Stated exercise. Sort through the entries below and pull out lines containing the word "with".

Dataset content.

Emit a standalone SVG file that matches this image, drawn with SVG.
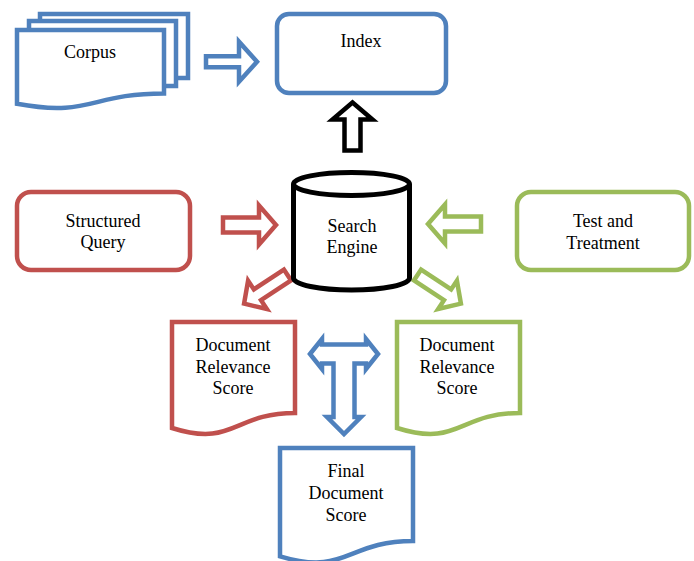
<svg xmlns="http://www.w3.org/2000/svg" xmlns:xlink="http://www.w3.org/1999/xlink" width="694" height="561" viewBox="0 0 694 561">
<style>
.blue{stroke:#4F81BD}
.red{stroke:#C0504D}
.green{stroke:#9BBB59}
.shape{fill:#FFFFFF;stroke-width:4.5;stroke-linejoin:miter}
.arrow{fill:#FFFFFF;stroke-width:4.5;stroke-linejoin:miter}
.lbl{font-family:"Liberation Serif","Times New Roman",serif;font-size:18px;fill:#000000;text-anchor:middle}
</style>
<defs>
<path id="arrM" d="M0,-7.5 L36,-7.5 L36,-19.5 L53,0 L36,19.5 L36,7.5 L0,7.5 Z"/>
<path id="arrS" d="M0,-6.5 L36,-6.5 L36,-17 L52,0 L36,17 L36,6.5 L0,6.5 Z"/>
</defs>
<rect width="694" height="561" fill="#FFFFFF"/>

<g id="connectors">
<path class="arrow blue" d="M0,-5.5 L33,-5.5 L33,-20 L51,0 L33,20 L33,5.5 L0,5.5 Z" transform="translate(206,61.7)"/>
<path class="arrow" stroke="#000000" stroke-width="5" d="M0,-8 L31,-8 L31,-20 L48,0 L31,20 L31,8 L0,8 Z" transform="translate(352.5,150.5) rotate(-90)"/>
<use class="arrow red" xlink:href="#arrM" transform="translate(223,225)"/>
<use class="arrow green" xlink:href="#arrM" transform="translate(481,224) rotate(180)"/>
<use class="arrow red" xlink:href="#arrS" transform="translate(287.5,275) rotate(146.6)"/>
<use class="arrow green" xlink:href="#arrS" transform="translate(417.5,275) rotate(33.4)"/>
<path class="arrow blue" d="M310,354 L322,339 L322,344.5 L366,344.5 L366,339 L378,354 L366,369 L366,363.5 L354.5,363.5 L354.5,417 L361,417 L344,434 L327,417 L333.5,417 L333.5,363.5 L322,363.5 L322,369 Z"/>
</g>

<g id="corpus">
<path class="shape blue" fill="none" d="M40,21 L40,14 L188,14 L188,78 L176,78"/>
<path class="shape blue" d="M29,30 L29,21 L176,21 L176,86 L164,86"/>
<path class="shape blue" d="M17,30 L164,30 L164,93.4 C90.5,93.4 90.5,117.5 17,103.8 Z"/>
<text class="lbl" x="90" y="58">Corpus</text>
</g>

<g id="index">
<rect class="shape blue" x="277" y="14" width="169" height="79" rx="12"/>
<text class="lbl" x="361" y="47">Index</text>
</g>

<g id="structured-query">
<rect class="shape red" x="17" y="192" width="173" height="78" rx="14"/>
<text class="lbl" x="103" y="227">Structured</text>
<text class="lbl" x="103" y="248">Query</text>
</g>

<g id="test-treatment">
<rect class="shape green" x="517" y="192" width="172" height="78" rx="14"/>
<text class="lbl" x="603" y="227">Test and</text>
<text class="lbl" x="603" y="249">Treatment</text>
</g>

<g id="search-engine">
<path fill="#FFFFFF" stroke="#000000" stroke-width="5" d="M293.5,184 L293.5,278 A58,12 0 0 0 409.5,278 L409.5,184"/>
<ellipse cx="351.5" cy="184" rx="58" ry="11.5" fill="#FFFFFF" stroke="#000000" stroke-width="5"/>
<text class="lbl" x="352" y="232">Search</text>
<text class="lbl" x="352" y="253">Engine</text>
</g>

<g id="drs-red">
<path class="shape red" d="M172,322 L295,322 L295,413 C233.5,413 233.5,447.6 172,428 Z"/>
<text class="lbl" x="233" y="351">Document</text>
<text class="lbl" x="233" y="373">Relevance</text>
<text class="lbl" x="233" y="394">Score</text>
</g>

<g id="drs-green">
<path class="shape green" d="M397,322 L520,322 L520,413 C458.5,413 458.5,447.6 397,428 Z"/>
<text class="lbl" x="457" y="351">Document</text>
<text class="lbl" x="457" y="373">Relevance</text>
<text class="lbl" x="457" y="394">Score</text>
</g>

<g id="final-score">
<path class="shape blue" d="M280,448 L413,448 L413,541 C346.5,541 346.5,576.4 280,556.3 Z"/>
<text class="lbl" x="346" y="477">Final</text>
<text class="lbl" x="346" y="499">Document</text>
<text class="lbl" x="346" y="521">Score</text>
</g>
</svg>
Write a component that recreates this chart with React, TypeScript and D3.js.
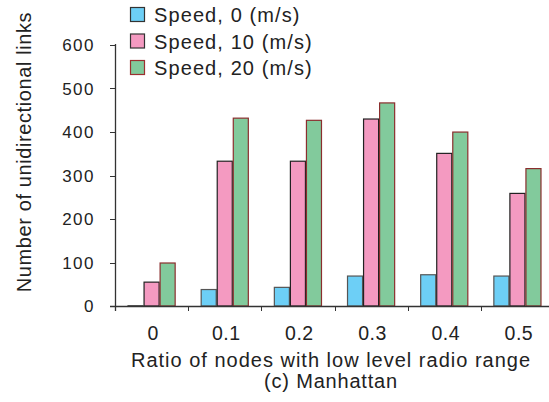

...

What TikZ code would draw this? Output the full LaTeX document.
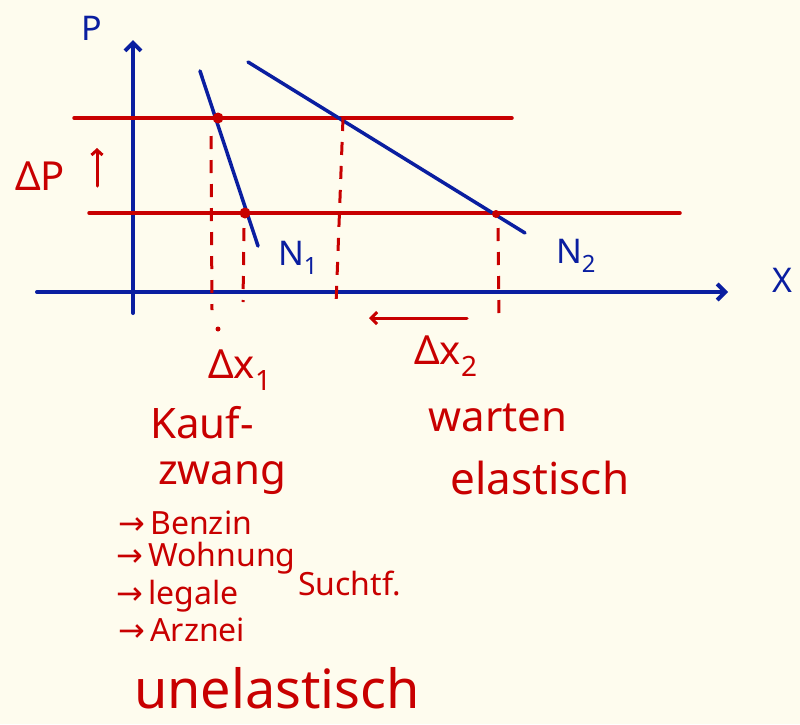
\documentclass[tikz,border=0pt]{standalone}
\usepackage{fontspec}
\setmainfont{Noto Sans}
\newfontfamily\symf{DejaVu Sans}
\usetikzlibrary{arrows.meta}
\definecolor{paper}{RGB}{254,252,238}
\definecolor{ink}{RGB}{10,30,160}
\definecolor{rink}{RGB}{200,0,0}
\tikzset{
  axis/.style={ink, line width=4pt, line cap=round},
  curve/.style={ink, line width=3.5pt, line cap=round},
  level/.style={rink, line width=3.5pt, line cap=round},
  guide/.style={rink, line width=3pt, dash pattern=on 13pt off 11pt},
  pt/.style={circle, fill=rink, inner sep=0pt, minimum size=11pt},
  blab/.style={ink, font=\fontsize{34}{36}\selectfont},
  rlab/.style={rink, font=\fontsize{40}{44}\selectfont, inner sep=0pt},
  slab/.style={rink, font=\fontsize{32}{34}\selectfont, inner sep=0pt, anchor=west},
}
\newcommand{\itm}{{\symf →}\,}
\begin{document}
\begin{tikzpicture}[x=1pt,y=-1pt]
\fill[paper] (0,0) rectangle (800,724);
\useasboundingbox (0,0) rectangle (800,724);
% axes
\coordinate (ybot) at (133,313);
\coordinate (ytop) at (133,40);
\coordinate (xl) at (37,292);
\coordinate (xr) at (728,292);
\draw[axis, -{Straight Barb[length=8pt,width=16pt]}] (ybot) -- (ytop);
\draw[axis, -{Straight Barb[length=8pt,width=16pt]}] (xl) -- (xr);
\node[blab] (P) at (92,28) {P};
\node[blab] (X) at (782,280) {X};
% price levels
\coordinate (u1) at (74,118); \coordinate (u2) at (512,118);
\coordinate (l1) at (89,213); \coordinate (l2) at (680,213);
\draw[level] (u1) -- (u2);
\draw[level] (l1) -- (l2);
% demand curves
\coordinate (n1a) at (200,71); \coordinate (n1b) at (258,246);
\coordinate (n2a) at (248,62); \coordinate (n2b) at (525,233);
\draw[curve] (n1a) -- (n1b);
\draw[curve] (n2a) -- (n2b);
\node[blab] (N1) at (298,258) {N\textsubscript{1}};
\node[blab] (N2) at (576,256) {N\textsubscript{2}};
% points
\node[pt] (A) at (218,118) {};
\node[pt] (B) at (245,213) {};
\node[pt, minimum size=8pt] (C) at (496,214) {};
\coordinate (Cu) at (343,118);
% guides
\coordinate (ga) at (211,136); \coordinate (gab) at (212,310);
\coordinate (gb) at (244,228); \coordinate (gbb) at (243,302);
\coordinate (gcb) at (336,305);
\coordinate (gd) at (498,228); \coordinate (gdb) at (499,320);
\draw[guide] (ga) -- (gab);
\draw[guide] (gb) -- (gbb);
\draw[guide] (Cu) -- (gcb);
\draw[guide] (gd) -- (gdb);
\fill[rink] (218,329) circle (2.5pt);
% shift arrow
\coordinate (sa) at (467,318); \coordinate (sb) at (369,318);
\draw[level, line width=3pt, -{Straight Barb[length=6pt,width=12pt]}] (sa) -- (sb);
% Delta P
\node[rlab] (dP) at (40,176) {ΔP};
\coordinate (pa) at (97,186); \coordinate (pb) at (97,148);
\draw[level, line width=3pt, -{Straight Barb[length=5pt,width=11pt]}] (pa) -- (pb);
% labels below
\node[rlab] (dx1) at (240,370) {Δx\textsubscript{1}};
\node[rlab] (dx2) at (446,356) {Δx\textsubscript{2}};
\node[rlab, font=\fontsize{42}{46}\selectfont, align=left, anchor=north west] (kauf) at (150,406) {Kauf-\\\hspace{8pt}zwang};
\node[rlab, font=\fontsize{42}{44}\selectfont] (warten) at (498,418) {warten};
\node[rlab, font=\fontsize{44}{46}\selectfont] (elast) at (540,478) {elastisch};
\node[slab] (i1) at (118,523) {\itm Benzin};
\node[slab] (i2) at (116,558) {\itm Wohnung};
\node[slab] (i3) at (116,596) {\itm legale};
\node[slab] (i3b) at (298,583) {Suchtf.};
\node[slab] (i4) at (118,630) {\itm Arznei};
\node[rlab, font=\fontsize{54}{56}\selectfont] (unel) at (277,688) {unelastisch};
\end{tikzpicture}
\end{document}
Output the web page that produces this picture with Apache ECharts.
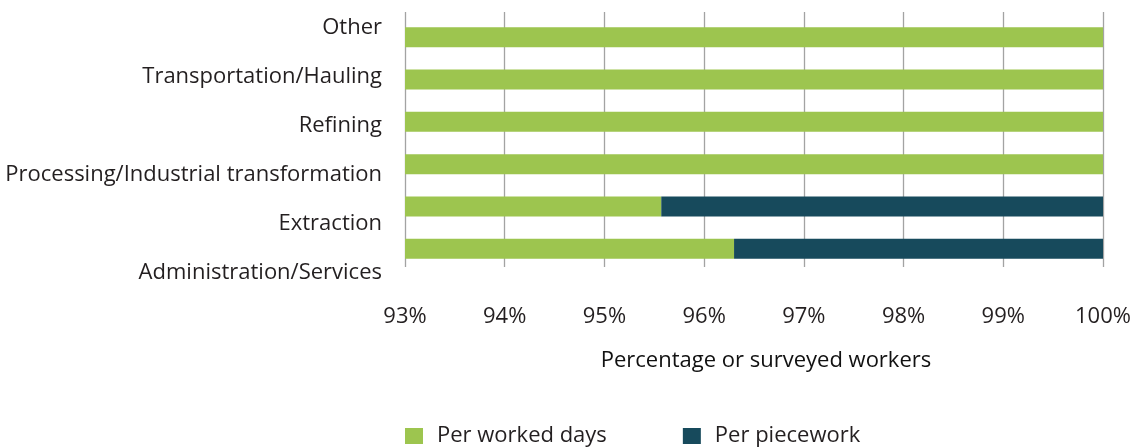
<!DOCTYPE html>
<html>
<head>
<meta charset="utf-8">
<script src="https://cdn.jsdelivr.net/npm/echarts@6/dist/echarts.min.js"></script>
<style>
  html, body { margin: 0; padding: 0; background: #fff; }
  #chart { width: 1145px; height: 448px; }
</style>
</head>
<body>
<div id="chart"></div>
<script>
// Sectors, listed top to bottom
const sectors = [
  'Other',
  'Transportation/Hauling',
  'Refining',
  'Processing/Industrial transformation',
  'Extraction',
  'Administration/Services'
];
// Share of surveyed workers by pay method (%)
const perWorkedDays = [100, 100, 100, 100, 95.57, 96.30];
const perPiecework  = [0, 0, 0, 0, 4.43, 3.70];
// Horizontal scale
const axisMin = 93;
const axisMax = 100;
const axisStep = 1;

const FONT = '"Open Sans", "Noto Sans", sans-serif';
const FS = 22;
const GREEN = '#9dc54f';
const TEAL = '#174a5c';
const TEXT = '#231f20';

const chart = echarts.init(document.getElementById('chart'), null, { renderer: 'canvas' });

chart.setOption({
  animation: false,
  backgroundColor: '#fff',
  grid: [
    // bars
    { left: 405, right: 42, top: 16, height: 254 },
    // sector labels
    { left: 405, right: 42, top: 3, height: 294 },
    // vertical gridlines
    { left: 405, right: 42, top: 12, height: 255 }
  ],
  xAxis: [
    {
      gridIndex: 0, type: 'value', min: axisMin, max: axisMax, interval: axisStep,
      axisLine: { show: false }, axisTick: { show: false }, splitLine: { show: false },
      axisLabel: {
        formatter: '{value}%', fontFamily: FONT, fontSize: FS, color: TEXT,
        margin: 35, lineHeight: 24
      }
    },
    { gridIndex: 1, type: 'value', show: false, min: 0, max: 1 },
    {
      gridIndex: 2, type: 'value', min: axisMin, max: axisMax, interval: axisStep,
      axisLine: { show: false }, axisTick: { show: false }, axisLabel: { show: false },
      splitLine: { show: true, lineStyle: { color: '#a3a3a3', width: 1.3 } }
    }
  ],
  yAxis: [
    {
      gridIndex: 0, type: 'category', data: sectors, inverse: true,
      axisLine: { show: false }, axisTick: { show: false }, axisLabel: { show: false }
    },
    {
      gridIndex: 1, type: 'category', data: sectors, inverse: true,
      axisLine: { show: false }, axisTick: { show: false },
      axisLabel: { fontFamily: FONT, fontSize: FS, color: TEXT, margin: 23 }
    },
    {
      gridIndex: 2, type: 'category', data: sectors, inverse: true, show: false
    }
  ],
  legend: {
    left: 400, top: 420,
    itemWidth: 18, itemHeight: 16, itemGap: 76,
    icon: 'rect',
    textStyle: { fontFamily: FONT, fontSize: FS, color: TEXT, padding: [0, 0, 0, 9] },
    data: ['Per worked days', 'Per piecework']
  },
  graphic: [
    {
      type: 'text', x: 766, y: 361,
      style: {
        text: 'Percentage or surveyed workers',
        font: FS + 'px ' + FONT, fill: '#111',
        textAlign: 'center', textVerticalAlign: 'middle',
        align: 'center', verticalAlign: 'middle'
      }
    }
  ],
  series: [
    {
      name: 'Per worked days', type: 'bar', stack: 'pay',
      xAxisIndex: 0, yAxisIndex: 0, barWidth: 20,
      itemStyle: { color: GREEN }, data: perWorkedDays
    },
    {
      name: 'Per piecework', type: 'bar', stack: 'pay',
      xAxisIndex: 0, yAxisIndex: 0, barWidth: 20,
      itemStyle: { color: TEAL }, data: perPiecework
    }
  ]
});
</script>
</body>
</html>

...

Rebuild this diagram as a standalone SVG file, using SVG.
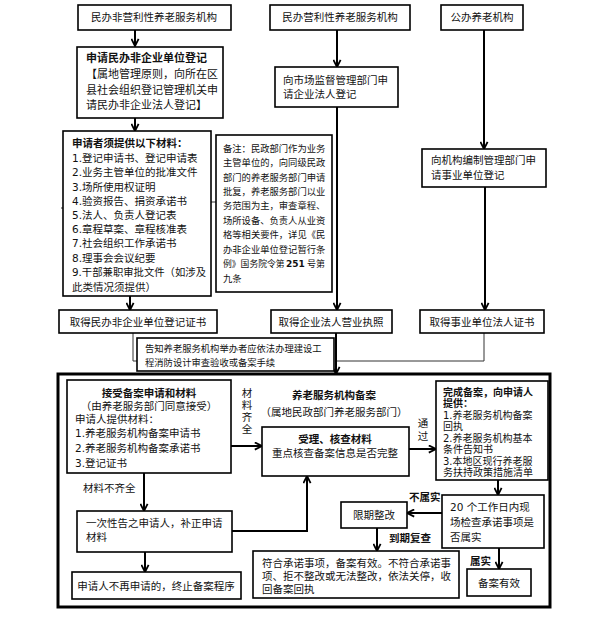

The completed task.
Emit a standalone SVG file that matches this image, drawn with SVG.
Write a component that recreates this chart with React, TypeScript and D3.js.
Output the web page that produces this picture with Apache ECharts.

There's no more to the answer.